The Adult Net was a British indie pop band formed by the American singer and guitarist Brix Smith and the British musician Simon Rogers in 1985. Formed while they were still members of the British post-punk band The Fall, The Adult Net released seven singles and one album. The band had various line-ups and, at various times, included former Smiths members Craig Gannon, Andy Rourke and Mike Joyce; as well as former Blondie member Clem Burke and The The member James Eller. After the band's 1989 debut album, The Honey Tangle, failed to chart their label Fontana Records released them in 1990.
American singer and guitarist Brix Smith joined the British post-punk band The Fall in 1983 and later married the band's founder, Mark E. Smith. While remaining with The Fall, Smith formed The Adult Net along with fellow Fall member Simon Rogers in 1985 when they released a cover version of the American psychedelic rock band Strawberry Alarm Clock's 1967 hit single, "Incense and Peppermints", on Beggars Banquet. At the time, the official band line-up was credited as Brix on vocals and guitar, Ottersley Kipling (i.e., Simon Rogers) on bass, Silki Guth (a.k.a. Craig Scanlon) on guitar, and 'Mask' Aiechmann (a.k.a. Karl Burns) on drums. This meant that the official Adult Net line-up was essentially The Fall without Mark E. Smith, although Smith did appear as a guest on a few Adult Net recordings credited as 'Count Gunther Hoalingen'. Also, producer John Leckie was credited as Swami Anand Nagara, a pseudonym he would also use for his production work with psychedelic revivalists The Dukes of Stratosphear, who released their debut single the same month as The Adult Net debuted--April, 1985.
"Edie" - a tribute to Edie Sedgwick, the American actress and one of Andy Warhol's superstars - was released in November 1985, with the line-up down to a trio of Brix, Kipling and Aiechmann. (For the first few years of the band's existence, Brix Smith was billed simply as "Brix", although in the writing credits she used the name "Brix E. Smith".)
Two singles were released in 1986, "White Nights (Stars Say Go)", a cover version of "White Night" by the English band The Lines, and "Waking Up in the Sun". "Waking Up in the Sun" was the first single by the band to chart when it reached number 95 on the UK Singles Chart in September 1986. For both 1986 singles, the group was officially credited as being simply 'Brix' and 'O. Kipling'. An album was recorded for Beggars Banquet in 1987 called Spin This Web but remains unreleased.
In an attempt to sign with Geffen Records, in 1988 Smith and Rogers recruited ex-Smiths members, Craig Gannon (guitar), Andy Rourke (bass) and Mike Joyce (drums) to The Adult Net.

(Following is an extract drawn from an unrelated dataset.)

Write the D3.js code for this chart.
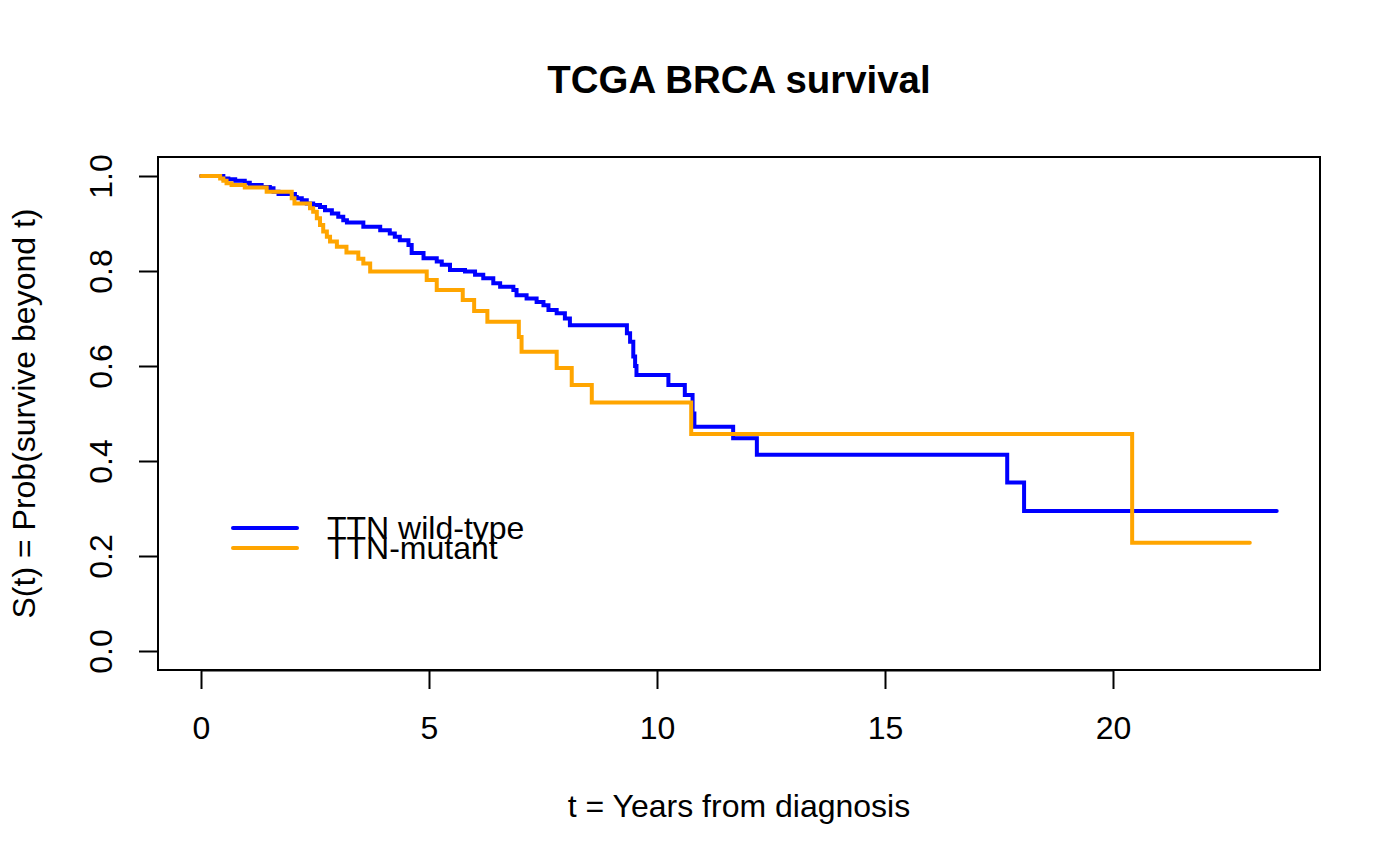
<!DOCTYPE html>
<html>
<head>
<meta charset="utf-8">
<script src="https://cdn.jsdelivr.net/npm/d3@7"></script>
<style>
  html, body { margin: 0; padding: 0; background: #fff; }
  svg { display: block; }
  text { font-family: "Liberation Sans", Arial, Helvetica, sans-serif; fill: #000; }
</style>
</head>
<body>
<script>
// ---- data ----
const xTicks = [0, 5, 10, 15, 20];
const yTicks = [0, 0.2, 0.4, 0.6, 0.8, 1.0];

const seriesNames = ["TTN wild-type", "TTN-mutant"];
const seriesColors = ["#0000FF", "#FFA500"];

// TTN wild-type: step times (years) and survival after each step
const wtTimes = [0, 0.49, 0.60, 0.75, 0.96, 1.07, 1.33, 1.51, 1.59, 1.70, 2.06, 2.10, 2.21, 2.32, 2.46, 2.61, 2.72, 2.87, 3.01, 3.12, 3.20,
  3.56, 3.93, 4.14, 4.25, 4.36, 4.55, 4.62, 4.88, 5.17, 5.28, 5.46, 5.79, 6.01, 6.19, 6.41, 6.56, 6.85, 6.92, 7.14, 7.36, 7.51, 7.62, 7.80, 7.98, 8.09,
  9.34, 9.41, 9.48, 9.52, 9.55, 10.25, 10.61, 10.78, 10.82, 11.67, 12.19, 17.68, 18.05, 23.59];
const wtSurv = [1.0, 0.995, 0.993, 0.99, 0.986, 0.981, 0.977, 0.974, 0.967, 0.962, 0.956, 0.953, 0.949, 0.942, 0.939, 0.935, 0.928, 0.921, 0.914, 0.907, 0.902,
  0.893, 0.886, 0.879, 0.872, 0.865, 0.855, 0.838, 0.827, 0.820, 0.813, 0.802, 0.799, 0.792, 0.785, 0.774, 0.767, 0.760, 0.749, 0.742, 0.735, 0.728, 0.718, 0.711, 0.700, 0.686,
  0.669, 0.651, 0.620, 0.600, 0.581, 0.560, 0.539, 0.500, 0.472, 0.448, 0.413, 0.355, 0.295, 0.295];

// TTN-mutant
const mutTimes = [0, 0.42, 0.49, 0.56, 0.67, 0.96, 1.44, 1.99, 2.05, 2.39, 2.46, 2.54, 2.61, 2.68, 2.76, 2.83, 2.98, 3.19, 3.45, 3.56, 3.71,
  4.95, 5.17, 5.74, 5.99, 6.28, 6.97, 7.03, 7.80, 8.13, 8.57, 10.75, 20.42, 23.0];
const mutSurv = [1.0, 0.995, 0.99, 0.985, 0.981, 0.976, 0.967, 0.953, 0.942, 0.932, 0.925, 0.911, 0.897, 0.883, 0.872, 0.862, 0.851, 0.839, 0.826, 0.816, 0.799,
  0.781, 0.760, 0.739, 0.716, 0.693, 0.661, 0.630, 0.596, 0.560, 0.523, 0.457, 0.228, 0.228];

const titleText = "TCGA BRCA survival";
const xLabel = "t = Years from diagnosis";
const yLabel = "S(t) = Prob(survive beyond t)";

// ---- layout ----
const W = 1400, H = 866;
const box = { left: 158, right: 1320, top: 157, bottom: 670 };
const fs = 32;

const svg = d3.select("body").append("svg").attr("width", W).attr("height", H);

const x = d3.scaleLinear().domain([0, 20]).range([201, 1113]);
const y = d3.scaleLinear().domain([-0.04, 1.04]).range([box.bottom, box.top]);

// plot box
svg.append("rect")
  .attr("x", box.left).attr("y", box.top)
  .attr("width", box.right - box.left).attr("height", box.bottom - box.top)
  .attr("fill", "none").attr("stroke", "#000").attr("stroke-width", 2);

// x axis
const gx = svg.append("g").attr("transform", `translate(0,${box.bottom})`)
  .call(d3.axisBottom(x).tickValues(xTicks).tickSize(19).tickSizeOuter(0).tickFormat(d3.format("d")));
gx.select(".domain").attr("stroke", "#000").attr("stroke-width", 2);
gx.selectAll(".tick line").attr("stroke", "#000").attr("stroke-width", 2);
gx.selectAll(".tick text").attr("dy", null).attr("y", 69)
  .style("font-size", fs + "px").style("font-family", '"Liberation Sans", Arial, sans-serif').attr("fill", "#000");

// y axis
const gy = svg.append("g").attr("transform", `translate(${box.left},0)`)
  .call(d3.axisLeft(y).tickValues(yTicks).tickSize(19).tickSizeOuter(0).tickFormat(d3.format(".1f")));
gy.select(".domain").attr("stroke", "#000").attr("stroke-width", 2)
  .attr("d", `M0,${y(0)}V${y(1)}`);
gy.selectAll(".tick line").attr("stroke", "#000").attr("stroke-width", 2);
gy.selectAll(".tick text").attr("dy", null).attr("x", null).attr("y", null)
  .attr("text-anchor", "middle")
  .attr("transform", "translate(-46,0) rotate(-90)")
  .style("font-size", fs + "px").style("font-family", '"Liberation Sans", Arial, sans-serif').attr("fill", "#000");

// curves
const line = d3.line().x(d => x(d[0])).y(d => y(d[1])).curve(d3.curveStepAfter);
const series = [
  { t: wtTimes, s: wtSurv, c: seriesColors[0] },
  { t: mutTimes, s: mutSurv, c: seriesColors[1] }
];
series.forEach(sr => {
  const pts = sr.t.map((t, i) => [t, sr.s[i]]);
  svg.append("path").datum(pts)
    .attr("d", line)
    .attr("fill", "none")
    .attr("stroke", sr.c)
    .attr("stroke-width", 4)
    .attr("stroke-linejoin", "miter")
    .attr("stroke-linecap", "round");
});

// title and axis labels
svg.append("text").attr("x", (box.left + box.right) / 2).attr("y", 93)
  .attr("text-anchor", "middle").style("font-size", "38.4px").style("font-weight", "bold")
  .text(titleText);
svg.append("text").attr("x", (box.left + box.right) / 2).attr("y", 817)
  .attr("text-anchor", "middle").style("font-size", fs + "px")
  .text(xLabel);
svg.append("text")
  .attr("transform", `translate(35,${(box.top + box.bottom) / 2}) rotate(-90)`)
  .attr("text-anchor", "middle").style("font-size", fs + "px")
  .text(yLabel);

// legend
const legY = [528, 548];
seriesNames.forEach((name, i) => {
  svg.append("line")
    .attr("x1", 233).attr("x2", 297)
    .attr("y1", legY[i]).attr("y2", legY[i])
    .attr("stroke", seriesColors[i]).attr("stroke-width", 4).attr("stroke-linecap", "round");
  svg.append("text").attr("x", 327).attr("y", legY[i] + 11)
    .style("font-size", fs + "px").text(name);
});
</script>
</body>
</html>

Around this same time, Rogers dropped the "O. Kipling" stage name, and Brix added the last name Smith to her official billing.
However, the band were signed by Phonogram Records subsidiary Fontana Records and with a somewhat revised line-up - The The bassist James Eller replacing Rourke and ex-Blondie drummer Clem Burke replacing Joyce - recorded the 1989 album The Honey Tangle. The album was recorded at The Church studios in London and produced by Craig Leon. Three singles were released from the album: "Take Me", which reached number 78; "Where Were You" (a cover version of the American rock band The Grass Roots' 1966 single "Where Were You When I Needed You"), which reached number 66; and a re-recorded version of "Waking Up in the Sun", which reached number 99. Shortly after the release of the album, Smith left The Fall, having ended her marriage with Mark E. in early 1989. The album failed to chart and the band were released by Fontana in October 1990.
In his 1987 interview with Brix Smith, Richard Cook for Sounds, described The Adult Net's debut single as psychedelic revival and noted that Smith "seems captivated by the innocent spirit of an older sort of pop". The American music journalist Ira Robbins described the band's music as "a flower-powery side project to the Fall". He noted that some songs took "a pointless country turn" but that The Honey Tangle was a "catchy power-folk-pop collection that sounds like a flashback to 1981 Los Angeles". While reviewing The Honey Tangle for Allmusic, Stewart Mason said that the band's early singles were "spiky marriages between guitars and electronics that owed much to the raincoat-clad heyday of Factory Records". Stewart went on to describe The Honey Tangle as "glossy, jangly, sweet-natured pop music that would sound perfectly at home in the Top 40 radio play lists of some alternate universe".